H23C-0886:
Numerical Simulation of Potential Groundwater Contaminant Pathways from Hydraulically Fractured Oil Shale in the Nevada Basin and Range Province
Tuesday, 16 December 2014
Susie Rybarski1, Greg Pohll1, Karl Pohlmann2 and Russ Plume1, (1)Desert Research Institute Reno, Reno, NV, United States, (2)Desert Research Institute, Las Vegas, NV, United States
Abstract:
In recent years, hydraulic fracturing (fracking) has become an increasingly popular method for extraction of oil and natural gas from tight formations. Concerns have been raised over a number of environmental risks associated with fracking, including contamination of groundwater by fracking fluids, upwelling of deep subsurface brines, and methane migration.
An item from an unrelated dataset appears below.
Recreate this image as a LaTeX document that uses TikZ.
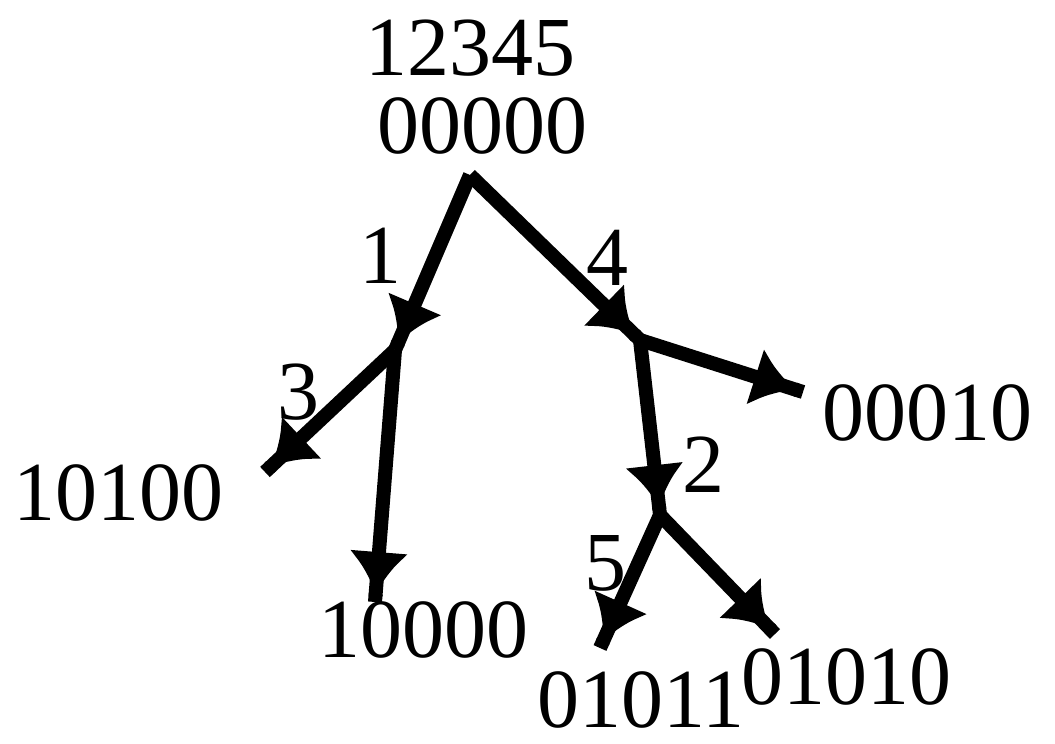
\documentclass[tikz,border=0pt]{standalone}
\usepackage{fontspec}
\setmainfont{Liberation Serif}
\usetikzlibrary{arrows.meta,positioning}

\begin{document}
\begin{tikzpicture}[x=0.5pt, y=-0.5pt, font=\fontsize{42}{46}\selectfont,
  lbl/.style={inner sep=0pt},
  ar/.style={-{Latex[length=21pt,width=30pt]Rectangle[length=4pt,width=7pt]}, line width=7pt}]
\useasboundingbox (0,0) rectangle (1055,744);
% labels of the states
\node[lbl] (perm) at (470,48) {12345};
\node[lbl] (s0) at (482,126) {00000};
\node[lbl] (s10100) at (118,493) {10100};
\node[lbl] (s10000) at (423,630) {10000};
\node[lbl] (s00010) at (927,413) {00010};
\node[lbl] (s01011) at (641,700) {01011};
\node[lbl] (s01010) at (846,677) {01010};
% branch points
\coordinate (j0) at (470,175);
\coordinate (j1) at (395,350);
\coordinate (j4) at (640,340);
\coordinate (j2) at (660,515);
\coordinate (e3) at (265,472);
\coordinate (e1) at (375,602);
\coordinate (e4) at (803,392);
\coordinate (e5) at (600,648);
\coordinate (e6) at (775,634);
\draw[ar] (j0) -- (j1);
\draw[ar] (j0) -- (j4);
\draw[ar] (j1) -- (e3);
\draw[ar] (j1) -- (e1);
\draw[ar] (j4) -- (e4);
\draw[ar] (j4) -- (j2);
\draw[ar] (j2) -- (e5);
\draw[ar] (j2) -- (e6);
% move numbers
\node[lbl] (f1) at (380,256) {1};
\node[lbl] (f4) at (607,258) {4};
\node[lbl] (f3) at (298,392) {3};
\node[lbl] (f2) at (703,465) {2};
\node[lbl] (f5) at (605,563) {5};
\end{tikzpicture}
\end{document}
Given the potentially long time scale for contaminant transport associated with hydraulic fracturing, numerical modeling remains the best practice for risk assessment. Oil shale in the Humboldt basin of northeastern Nevada has now become a target for hydraulic fracturing operations. Analysis of regional and shallow groundwater flow is used to assess several potential migration pathways specific to the geology and hydrogeology of this basin. The model domain in all simulations is defined by the geologic structure of the basin as determined by deep oil and gas well bores and formation outcrops. Vertical transport of gaseous methane along a density gradient is simulated in TOUGH2, while fluid transport along faults and/or hydraulic fractures and lateral flow through more permeable units adjacent to the targeted shale are modeled in FEFLOW. Sensitivity analysis considers basin, fault, and hydraulic fracturing parameters, and results highlight key processes that control fracking fluid and methane migration and time scales under which it might occur.